#### TASK STATEMENT:
Take the entries below and print only the lines from the one with "Output the Python" through the one with "18.00, 18.17, 18.33]", exactly as they stand, both ends included.
## START EXTRACTED DATA
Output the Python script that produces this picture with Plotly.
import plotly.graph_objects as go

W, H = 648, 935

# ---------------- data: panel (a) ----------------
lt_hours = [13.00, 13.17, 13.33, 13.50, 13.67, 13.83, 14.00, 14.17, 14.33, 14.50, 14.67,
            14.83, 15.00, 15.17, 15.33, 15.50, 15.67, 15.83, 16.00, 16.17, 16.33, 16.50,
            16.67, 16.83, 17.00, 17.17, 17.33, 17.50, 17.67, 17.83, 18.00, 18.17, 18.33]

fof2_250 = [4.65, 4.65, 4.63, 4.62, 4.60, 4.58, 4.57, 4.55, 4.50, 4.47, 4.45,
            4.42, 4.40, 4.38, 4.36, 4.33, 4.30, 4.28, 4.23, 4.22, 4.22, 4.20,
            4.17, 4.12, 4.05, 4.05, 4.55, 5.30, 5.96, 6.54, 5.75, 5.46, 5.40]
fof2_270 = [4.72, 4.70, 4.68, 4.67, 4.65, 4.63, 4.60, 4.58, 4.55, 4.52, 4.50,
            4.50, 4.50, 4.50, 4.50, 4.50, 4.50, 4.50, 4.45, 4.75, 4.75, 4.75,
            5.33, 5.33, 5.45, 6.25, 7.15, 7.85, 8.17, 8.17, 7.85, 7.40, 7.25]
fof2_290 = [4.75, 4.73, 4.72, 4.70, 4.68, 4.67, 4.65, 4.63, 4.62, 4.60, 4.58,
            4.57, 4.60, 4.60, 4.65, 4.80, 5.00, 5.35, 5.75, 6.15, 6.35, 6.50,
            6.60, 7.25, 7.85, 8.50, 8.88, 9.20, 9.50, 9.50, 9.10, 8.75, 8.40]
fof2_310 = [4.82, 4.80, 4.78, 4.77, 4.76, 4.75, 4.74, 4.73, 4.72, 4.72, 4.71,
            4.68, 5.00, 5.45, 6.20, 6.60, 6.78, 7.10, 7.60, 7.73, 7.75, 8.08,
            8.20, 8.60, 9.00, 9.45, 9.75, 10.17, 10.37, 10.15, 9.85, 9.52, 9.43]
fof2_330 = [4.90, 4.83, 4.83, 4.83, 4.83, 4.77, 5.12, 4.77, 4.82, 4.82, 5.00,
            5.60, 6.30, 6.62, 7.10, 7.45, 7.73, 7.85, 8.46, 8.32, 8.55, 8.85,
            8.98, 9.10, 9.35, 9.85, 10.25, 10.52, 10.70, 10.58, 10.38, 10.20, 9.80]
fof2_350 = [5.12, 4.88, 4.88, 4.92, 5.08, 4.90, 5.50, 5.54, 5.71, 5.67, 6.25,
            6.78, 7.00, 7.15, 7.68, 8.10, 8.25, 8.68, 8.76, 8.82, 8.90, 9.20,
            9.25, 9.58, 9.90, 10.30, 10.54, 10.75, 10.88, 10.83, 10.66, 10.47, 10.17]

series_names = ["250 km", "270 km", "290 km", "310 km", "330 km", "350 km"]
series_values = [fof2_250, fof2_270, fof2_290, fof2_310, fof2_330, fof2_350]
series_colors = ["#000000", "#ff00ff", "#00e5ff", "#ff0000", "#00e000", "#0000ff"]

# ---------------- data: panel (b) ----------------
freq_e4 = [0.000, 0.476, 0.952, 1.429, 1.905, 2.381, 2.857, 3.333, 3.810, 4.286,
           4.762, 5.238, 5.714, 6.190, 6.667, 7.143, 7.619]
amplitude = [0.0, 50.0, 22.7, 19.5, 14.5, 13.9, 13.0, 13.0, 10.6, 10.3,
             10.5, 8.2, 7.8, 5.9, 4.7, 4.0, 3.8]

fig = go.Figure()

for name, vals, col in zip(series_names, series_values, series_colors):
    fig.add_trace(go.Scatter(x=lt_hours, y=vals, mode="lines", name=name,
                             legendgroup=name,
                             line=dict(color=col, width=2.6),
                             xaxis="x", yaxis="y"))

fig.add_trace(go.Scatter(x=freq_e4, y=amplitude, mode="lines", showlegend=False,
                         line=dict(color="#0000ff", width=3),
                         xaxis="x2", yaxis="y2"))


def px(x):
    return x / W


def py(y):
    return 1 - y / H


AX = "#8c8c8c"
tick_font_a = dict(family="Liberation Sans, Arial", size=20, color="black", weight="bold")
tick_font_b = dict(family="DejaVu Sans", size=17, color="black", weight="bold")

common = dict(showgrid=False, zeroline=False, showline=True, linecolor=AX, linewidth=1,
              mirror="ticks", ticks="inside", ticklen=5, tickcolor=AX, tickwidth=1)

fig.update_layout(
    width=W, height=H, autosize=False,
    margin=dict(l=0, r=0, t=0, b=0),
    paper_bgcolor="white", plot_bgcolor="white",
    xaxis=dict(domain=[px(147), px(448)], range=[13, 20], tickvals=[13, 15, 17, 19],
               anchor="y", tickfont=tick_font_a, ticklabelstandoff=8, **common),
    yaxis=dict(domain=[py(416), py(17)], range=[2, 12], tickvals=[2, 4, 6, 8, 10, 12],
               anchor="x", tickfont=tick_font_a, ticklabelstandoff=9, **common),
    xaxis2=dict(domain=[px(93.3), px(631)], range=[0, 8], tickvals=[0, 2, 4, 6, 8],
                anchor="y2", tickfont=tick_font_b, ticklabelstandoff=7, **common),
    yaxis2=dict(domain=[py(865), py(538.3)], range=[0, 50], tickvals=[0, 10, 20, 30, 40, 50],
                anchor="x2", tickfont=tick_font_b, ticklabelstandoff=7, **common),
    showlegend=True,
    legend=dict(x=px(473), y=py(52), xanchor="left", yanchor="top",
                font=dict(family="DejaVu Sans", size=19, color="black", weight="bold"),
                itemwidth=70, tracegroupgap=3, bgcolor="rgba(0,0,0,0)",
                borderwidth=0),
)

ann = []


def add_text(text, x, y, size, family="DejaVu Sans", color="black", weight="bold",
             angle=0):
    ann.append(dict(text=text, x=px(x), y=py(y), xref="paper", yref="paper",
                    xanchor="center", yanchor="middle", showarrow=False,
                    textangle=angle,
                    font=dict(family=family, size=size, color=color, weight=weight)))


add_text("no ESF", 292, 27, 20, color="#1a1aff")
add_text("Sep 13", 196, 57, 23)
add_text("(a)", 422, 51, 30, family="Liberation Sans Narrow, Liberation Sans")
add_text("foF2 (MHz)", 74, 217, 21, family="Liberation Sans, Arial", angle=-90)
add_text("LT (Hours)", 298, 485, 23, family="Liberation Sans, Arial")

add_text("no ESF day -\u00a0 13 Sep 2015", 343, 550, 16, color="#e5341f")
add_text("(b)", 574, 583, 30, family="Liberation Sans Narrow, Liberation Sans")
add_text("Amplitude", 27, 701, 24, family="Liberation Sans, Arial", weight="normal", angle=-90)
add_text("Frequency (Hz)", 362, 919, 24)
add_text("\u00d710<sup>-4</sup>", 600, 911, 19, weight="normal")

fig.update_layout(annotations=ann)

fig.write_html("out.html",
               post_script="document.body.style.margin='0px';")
## END EXTRACTED DATA
## START EXTRACTED DATA
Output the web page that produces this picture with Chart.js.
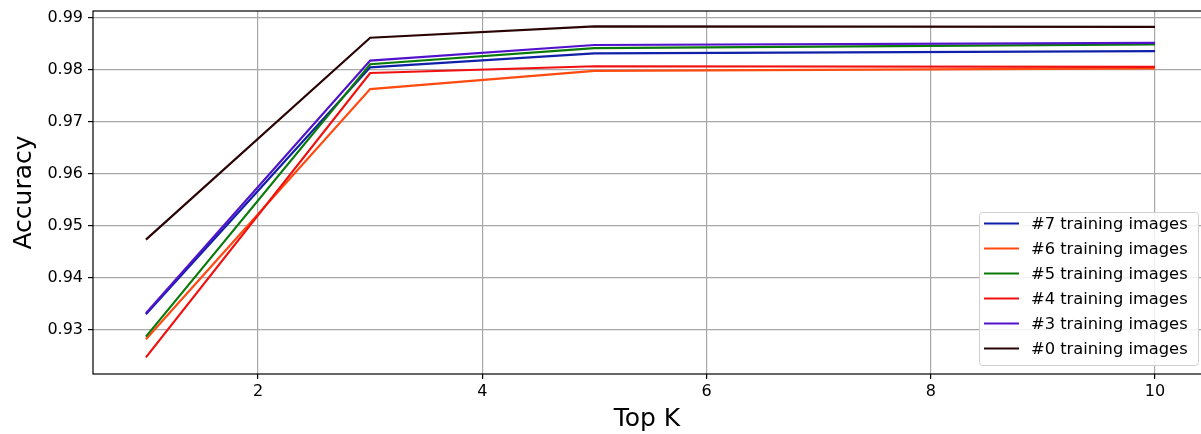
## END EXTRACTED DATA
#### ANSWER TO THIS EXERCISE:
Output the Python script that produces this picture with Plotly.
import plotly.graph_objects as go

W, H = 648, 935

# ---------------- data: panel (a) ----------------
lt_hours = [13.00, 13.17, 13.33, 13.50, 13.67, 13.83, 14.00, 14.17, 14.33, 14.50, 14.67,
            14.83, 15.00, 15.17, 15.33, 15.50, 15.67, 15.83, 16.00, 16.17, 16.33, 16.50,
            16.67, 16.83, 17.00, 17.17, 17.33, 17.50, 17.67, 17.83, 18.00, 18.17, 18.33]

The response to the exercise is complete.